Task requirements: Spot each line in the records below where the word "this" occurs, then copy it.

======== Records provided ========

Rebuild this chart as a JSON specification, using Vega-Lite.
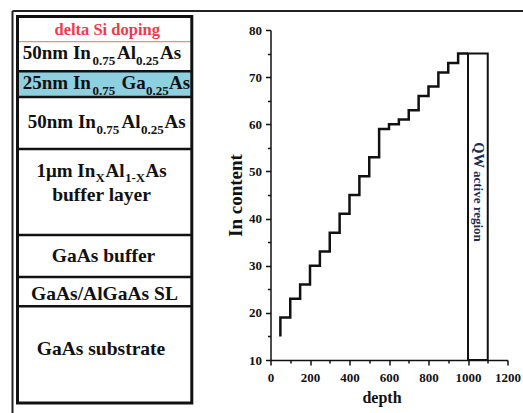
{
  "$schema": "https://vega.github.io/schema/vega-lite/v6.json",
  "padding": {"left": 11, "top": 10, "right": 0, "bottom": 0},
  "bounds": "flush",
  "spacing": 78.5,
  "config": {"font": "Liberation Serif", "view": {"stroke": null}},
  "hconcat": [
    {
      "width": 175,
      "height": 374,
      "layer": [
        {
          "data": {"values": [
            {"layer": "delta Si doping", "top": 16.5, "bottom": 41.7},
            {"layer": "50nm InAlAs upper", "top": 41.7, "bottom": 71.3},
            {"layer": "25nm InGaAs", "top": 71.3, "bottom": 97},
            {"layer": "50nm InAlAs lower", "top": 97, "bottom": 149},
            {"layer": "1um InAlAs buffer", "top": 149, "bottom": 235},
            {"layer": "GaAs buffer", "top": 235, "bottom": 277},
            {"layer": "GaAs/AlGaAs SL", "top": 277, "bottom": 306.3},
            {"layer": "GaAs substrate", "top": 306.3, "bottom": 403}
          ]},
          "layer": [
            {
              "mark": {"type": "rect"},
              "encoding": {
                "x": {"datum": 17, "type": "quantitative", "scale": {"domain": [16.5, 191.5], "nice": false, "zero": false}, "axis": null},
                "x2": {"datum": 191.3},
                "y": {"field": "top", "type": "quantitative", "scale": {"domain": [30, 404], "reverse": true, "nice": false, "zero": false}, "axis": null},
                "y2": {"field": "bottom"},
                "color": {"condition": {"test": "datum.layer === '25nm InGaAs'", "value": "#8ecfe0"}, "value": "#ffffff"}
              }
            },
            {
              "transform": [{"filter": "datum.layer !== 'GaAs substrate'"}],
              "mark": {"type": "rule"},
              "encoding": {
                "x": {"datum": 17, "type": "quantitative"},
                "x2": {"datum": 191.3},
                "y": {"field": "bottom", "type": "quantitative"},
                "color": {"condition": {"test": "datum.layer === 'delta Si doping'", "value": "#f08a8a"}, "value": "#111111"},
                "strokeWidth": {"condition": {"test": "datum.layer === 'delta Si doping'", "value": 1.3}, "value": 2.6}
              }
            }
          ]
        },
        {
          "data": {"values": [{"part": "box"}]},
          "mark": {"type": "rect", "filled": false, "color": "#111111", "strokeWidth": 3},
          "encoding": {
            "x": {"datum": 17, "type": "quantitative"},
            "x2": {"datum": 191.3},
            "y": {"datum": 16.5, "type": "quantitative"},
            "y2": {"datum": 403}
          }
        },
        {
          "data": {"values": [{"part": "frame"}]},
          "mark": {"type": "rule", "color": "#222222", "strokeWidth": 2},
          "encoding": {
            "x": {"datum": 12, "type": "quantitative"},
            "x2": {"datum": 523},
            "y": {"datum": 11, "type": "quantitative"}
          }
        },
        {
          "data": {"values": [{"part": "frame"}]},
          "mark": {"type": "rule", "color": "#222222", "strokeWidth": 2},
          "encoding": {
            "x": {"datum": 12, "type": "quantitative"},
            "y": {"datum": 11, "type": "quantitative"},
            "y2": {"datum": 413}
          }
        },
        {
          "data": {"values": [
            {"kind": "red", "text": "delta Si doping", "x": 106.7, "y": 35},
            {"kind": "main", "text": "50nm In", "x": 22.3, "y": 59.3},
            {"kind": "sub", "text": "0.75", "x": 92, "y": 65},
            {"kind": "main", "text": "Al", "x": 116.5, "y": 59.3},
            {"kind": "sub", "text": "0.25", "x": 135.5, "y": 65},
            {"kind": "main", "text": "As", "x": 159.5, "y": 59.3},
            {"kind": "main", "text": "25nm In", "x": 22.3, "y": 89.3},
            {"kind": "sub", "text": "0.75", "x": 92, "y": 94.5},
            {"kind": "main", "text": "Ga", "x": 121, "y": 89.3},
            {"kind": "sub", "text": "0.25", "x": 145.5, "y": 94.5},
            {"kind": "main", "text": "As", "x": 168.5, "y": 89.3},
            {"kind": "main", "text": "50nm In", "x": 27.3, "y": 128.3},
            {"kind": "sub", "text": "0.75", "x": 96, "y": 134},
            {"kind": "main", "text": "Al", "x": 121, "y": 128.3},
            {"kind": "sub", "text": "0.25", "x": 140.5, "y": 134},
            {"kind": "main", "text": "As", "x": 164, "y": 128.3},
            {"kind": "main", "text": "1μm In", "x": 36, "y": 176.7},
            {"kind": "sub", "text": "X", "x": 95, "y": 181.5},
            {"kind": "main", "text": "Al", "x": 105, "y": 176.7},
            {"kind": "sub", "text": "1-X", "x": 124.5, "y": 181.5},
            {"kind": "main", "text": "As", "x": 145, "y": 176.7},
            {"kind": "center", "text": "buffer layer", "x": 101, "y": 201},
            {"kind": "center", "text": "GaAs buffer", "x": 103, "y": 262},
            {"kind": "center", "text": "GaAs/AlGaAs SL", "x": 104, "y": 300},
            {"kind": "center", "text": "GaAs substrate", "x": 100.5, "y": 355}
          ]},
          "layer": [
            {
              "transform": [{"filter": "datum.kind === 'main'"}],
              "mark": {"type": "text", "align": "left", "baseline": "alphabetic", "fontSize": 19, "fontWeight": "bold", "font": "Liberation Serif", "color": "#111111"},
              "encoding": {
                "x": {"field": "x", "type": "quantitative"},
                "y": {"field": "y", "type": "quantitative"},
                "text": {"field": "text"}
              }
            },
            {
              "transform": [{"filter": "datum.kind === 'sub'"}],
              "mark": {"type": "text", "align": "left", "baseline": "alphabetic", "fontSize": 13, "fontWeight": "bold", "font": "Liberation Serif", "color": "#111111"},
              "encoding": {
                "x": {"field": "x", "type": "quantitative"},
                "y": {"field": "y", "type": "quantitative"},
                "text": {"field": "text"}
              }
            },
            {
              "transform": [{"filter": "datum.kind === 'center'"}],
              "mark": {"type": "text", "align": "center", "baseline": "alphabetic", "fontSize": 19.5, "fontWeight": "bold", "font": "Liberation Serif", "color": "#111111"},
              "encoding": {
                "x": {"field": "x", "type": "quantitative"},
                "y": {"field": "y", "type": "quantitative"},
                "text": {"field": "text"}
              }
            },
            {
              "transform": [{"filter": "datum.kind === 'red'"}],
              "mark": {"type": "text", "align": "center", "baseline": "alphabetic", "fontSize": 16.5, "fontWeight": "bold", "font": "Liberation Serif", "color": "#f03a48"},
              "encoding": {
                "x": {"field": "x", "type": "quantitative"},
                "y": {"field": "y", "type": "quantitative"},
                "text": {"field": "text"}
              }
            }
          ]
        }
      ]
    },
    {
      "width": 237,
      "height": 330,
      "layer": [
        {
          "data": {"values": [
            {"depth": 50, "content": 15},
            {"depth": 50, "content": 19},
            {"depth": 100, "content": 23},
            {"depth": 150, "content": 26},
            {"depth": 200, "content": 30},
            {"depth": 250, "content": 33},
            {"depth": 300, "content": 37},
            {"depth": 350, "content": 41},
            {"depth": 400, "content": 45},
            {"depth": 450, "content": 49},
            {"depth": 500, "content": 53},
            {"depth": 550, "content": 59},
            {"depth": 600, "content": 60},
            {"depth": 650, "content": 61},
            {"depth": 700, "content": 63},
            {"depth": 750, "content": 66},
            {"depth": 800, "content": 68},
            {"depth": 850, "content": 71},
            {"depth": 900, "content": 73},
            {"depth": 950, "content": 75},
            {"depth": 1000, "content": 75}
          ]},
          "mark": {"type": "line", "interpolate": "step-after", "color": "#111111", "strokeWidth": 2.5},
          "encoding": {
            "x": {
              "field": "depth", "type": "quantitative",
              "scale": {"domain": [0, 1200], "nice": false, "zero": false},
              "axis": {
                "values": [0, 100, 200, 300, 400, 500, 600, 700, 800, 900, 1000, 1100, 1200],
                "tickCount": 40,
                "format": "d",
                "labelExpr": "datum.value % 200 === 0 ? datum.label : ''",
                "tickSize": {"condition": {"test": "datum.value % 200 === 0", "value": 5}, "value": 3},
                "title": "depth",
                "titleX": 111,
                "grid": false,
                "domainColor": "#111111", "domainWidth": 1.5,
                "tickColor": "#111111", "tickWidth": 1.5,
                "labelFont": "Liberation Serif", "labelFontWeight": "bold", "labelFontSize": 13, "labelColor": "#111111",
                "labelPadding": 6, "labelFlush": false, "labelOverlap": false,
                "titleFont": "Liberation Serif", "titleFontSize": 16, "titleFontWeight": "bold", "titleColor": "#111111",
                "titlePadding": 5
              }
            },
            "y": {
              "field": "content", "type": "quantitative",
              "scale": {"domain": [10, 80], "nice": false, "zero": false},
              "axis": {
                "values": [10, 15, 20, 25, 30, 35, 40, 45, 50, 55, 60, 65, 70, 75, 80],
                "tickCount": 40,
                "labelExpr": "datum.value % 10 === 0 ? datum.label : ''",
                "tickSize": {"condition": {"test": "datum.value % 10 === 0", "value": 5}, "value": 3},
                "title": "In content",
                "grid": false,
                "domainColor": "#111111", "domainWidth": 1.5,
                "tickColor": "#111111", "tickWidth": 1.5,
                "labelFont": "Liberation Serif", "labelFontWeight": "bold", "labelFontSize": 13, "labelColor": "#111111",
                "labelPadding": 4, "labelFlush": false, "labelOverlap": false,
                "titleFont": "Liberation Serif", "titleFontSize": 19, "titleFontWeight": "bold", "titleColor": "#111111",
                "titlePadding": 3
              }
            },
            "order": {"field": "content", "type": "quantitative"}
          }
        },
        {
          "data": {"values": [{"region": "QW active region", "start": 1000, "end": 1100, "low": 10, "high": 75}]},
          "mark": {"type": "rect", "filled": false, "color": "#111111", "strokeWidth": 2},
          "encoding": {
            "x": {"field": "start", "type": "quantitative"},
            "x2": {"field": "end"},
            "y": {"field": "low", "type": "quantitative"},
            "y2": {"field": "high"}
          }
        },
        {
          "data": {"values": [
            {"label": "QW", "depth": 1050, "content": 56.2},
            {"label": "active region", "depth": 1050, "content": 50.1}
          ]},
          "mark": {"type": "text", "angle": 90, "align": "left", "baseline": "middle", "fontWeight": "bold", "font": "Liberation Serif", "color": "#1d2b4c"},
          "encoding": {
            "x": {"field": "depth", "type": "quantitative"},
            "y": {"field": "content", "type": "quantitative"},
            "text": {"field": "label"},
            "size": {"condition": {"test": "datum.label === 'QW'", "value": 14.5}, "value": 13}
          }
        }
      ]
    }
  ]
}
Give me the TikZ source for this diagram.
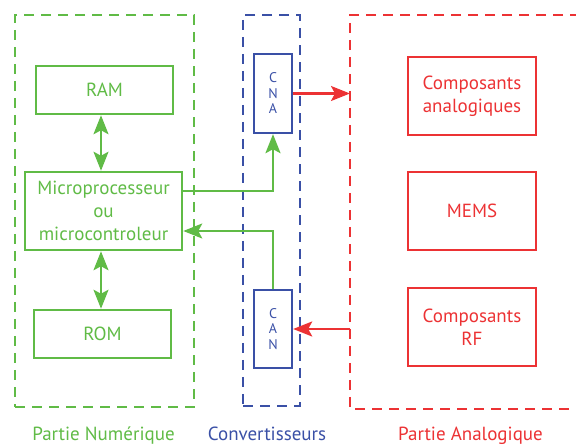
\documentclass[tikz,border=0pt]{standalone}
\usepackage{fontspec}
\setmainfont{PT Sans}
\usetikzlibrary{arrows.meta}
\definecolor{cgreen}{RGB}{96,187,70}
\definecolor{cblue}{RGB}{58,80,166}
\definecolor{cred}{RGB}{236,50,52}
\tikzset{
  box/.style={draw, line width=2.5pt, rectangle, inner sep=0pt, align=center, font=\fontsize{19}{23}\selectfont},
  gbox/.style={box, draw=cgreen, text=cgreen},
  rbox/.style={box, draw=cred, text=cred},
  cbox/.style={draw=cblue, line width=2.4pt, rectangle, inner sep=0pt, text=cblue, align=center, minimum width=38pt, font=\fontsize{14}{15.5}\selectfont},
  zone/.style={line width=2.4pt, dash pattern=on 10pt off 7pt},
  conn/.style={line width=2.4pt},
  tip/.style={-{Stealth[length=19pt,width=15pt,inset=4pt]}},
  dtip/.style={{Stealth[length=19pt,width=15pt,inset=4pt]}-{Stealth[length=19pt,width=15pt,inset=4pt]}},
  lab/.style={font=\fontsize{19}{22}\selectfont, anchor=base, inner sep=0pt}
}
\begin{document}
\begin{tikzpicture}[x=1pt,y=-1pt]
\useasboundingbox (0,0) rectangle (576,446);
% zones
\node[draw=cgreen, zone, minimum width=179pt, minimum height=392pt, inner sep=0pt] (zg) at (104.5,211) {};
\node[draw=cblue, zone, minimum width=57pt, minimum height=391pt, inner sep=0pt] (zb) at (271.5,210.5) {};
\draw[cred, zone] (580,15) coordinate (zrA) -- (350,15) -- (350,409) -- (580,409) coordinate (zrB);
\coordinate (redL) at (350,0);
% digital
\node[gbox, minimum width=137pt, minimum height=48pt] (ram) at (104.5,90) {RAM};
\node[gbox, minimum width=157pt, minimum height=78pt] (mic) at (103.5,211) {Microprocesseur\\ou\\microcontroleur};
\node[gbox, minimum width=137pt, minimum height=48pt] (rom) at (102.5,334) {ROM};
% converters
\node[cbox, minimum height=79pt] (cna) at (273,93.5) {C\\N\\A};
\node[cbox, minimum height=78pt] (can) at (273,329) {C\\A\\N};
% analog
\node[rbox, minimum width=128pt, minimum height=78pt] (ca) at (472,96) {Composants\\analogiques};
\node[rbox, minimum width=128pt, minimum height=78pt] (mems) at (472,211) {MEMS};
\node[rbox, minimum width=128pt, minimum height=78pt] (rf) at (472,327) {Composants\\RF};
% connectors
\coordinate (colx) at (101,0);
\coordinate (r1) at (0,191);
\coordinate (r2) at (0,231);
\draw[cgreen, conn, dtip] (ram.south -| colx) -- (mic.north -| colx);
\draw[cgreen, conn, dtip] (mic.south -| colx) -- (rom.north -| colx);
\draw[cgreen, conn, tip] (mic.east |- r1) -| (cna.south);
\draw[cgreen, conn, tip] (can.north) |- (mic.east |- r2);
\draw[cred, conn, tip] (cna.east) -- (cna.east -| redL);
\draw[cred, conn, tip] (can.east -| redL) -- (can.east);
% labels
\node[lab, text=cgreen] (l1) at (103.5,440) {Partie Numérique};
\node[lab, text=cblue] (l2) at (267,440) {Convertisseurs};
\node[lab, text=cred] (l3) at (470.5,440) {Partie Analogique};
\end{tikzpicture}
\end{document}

========

Task result:
Rebuild this chart as a JSON specification, using Vega-Lite.
Give me the TikZ source for this diagram.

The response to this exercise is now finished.